I can spy on my CPU cycles with perf!
Yesterday I talked about using perf
to profile assembly
instructions. Today I learned how to make flame graphs with perf
today and it is THE BEST. I found this because
Graydon Hoare pointed me to Brendan
Gregg’s excellent
page on how to use perf.
Wait up! What’s perf
? I’ve talked about strace
a lot before (in
Debug your programs like they’re closed source).
strace
lets you see which system calls a program is calling. But
what if you wanted to know
- how many CPU instructions it ran?
- How many L1 cache misses there were?
- profiling information for each assembly instruction?
strace
only does system calls, and none of those things are system
calls. So it can’t tell you any of those things!
perf
is a Linux tool that can tell you all of these things, and
more! Let’s run a quick example on the
bytesum program from yesterday.
bork@kiwi ~/w/howcomputer> perf stat ./bytesum_mmap *.mp4 Performance counter stats for './bytesum_mmap The Newsroom S01E04.mp4': 158.141639 task-clock # 0.994 CPUs utilized 22 context-switches # 0.139 K/sec 9 CPU-migrations # 0.057 K/sec 133 page-faults # 0.841 K/sec 438,662,273 cycles # 2.774 GHz [82.43%] 269,916,782 stalled-cycles-frontend # 61.53% frontend cycles idle [82.38%] 131,557,379 stalled-cycles-backend # 29.99% backend cycles idle [66.66%] 681,518,403 instructions # 1.55 insns per cycle # 0.40 stalled cycles per insn [84.88%] 130,568,804 branches # 825.645 M/sec [84.85%] 20,756 branch-misses # 0.02% of all branches [83.68%] 0.159154389 seconds time elapsed
This is super neat information, and there’s a lot more (see perf list
). But we can do even more fun things!
Flame graphs with perf
I wanted to profile my bytesum
program. But how do you even profile
C programs? Here’s a way to do it with perf
:
sudo perf record -g ./bytesum_mmap *.mp4 sudo perf script | stackcollapse-perf.pl | flamegraph.pl > flamegraph.svg
Here’s the SVG this gave me:
This is AMAZING. But what does it mean? Basically perf
periodically
interrupts the program and finds out where in the stack it is. The
width of each part of the stack in the graph above is the proportion
of samples that happened there. (so about 30% of the execution time
was spend in main
). I don’t know what the colour means here.

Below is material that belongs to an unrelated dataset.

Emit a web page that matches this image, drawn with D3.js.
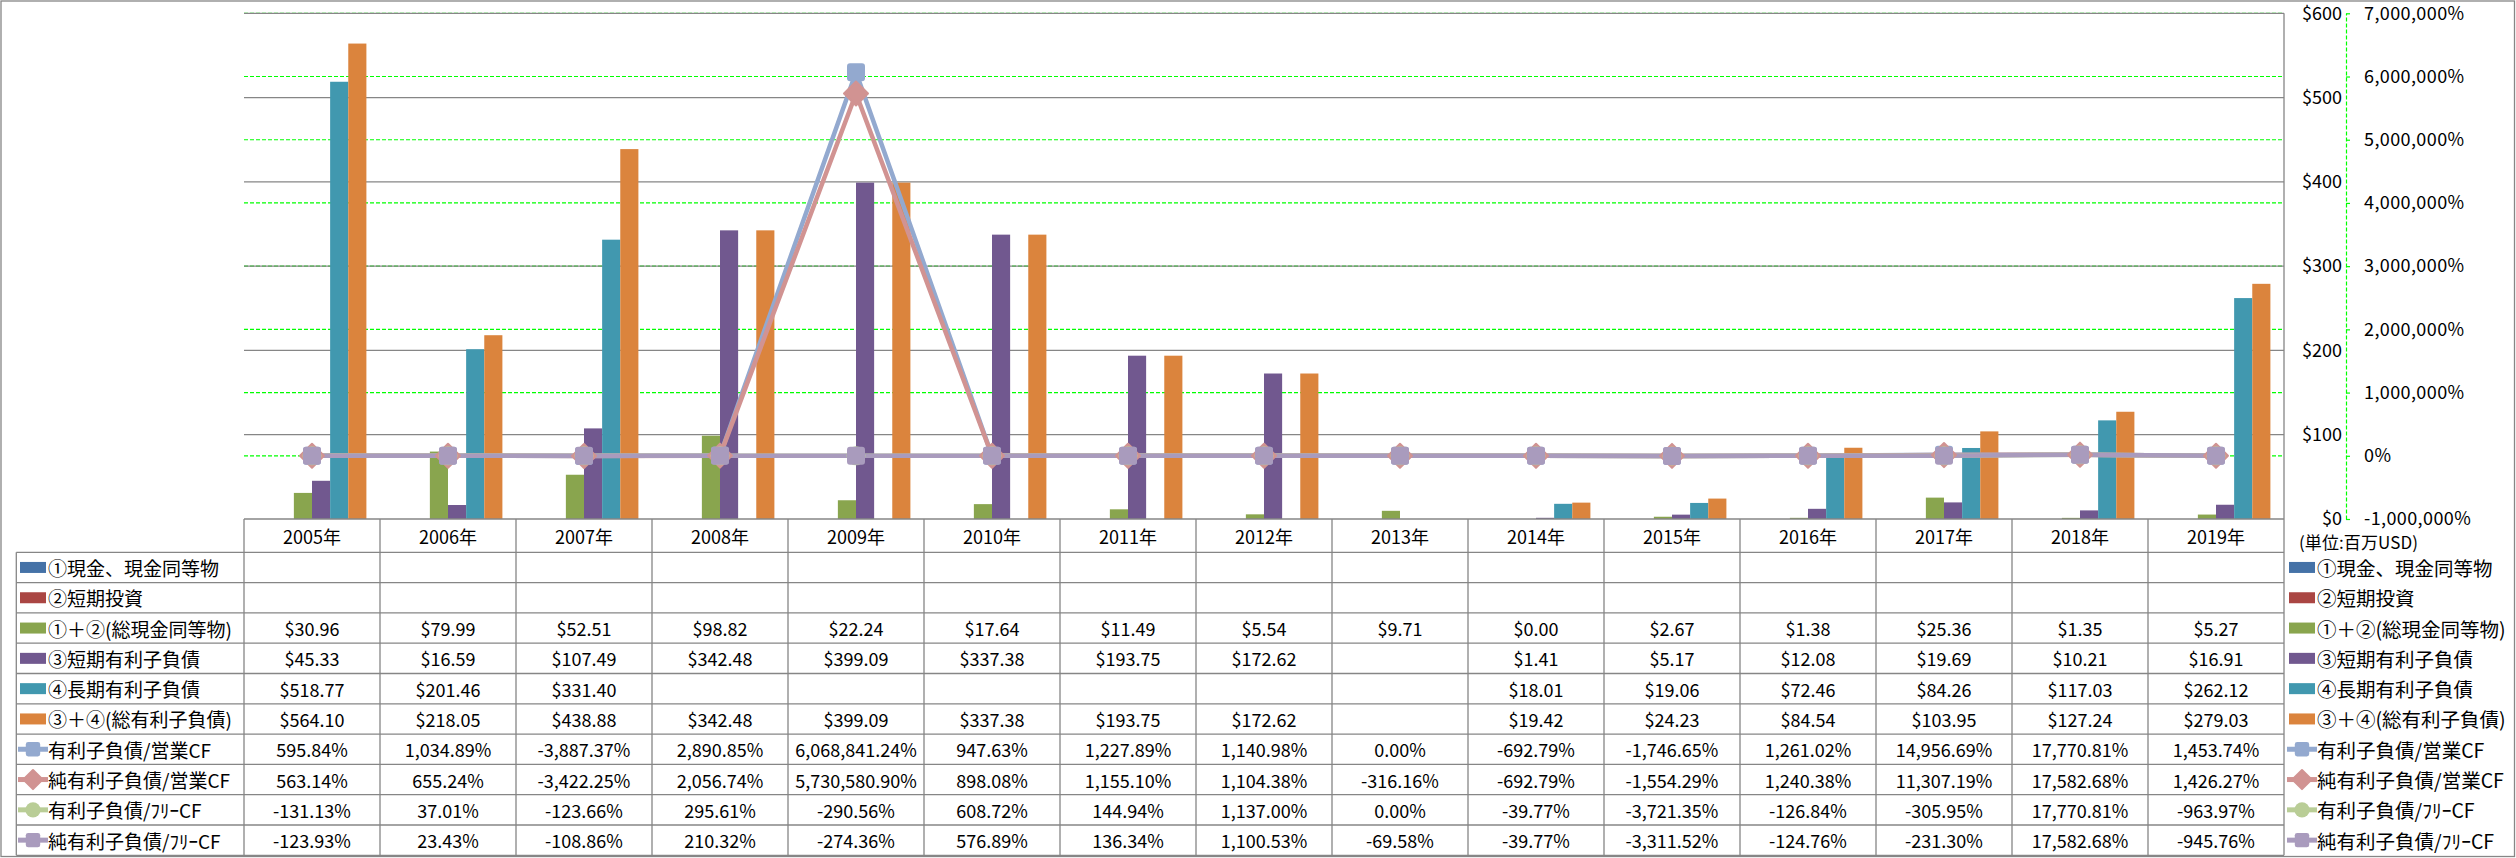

We can see that there are 3 big parts – there’s the mmap
call (on
the left), the main program execution (in the middle), and the
sys_exit
part on the right. Apparently stopping my program takes a
long time! Neat!
But there’s more!
Is it really L1 cache misses? We can find out!
So yesterday I made a program with really bad memory access patterns (bytesum_stride.c), and I conjectured that it was way slower because it was causing way too many L1 cache misses.
But with perf
, we can check if that’s actually true! Here are the
results (reformatted a bit to be more compact):
bork@kiwi ~/w/howcomputer> perf stat -e L1-dcache-misses,L1-dcache-loads ./bytesum_mmap *.mp4 17,175,214 L1-dcache-misses # 11.48% of all L1-dcache hits 149,568,438 L1-dcache-loads bork@kiwi ~/w/howcomputer> perf stat -e L1-dcache-misses,L1-dcache-loads ./bytesum_stride *.mp4 1000 1,031,902,483 L1-dcache-misses # 193.16% of all L1-dcache hits 534,219,219 L1-dcache-loads
So, uh, that’s really bad. We now have 60 times more L1 cache misses, and also 3 times more hits.
Other amazing things
- Go to Brendan Gregg’s perf page and read the whole thing. Also possibly everything he’s ever written. His recent post on strace is great too.
- The perf tutorial is pretty long, but I found it somewhat helpful.
- FlameGraph!
- I spent a little bit of time running cachegrind with
valgrind --tool=cachegrind ./bytesum_mmap my_file
which can give you possibly even more information about CPU caches thanperf
can. Still haven’t totally wrapped my head around this.
There are still so many things I don’t understand at all!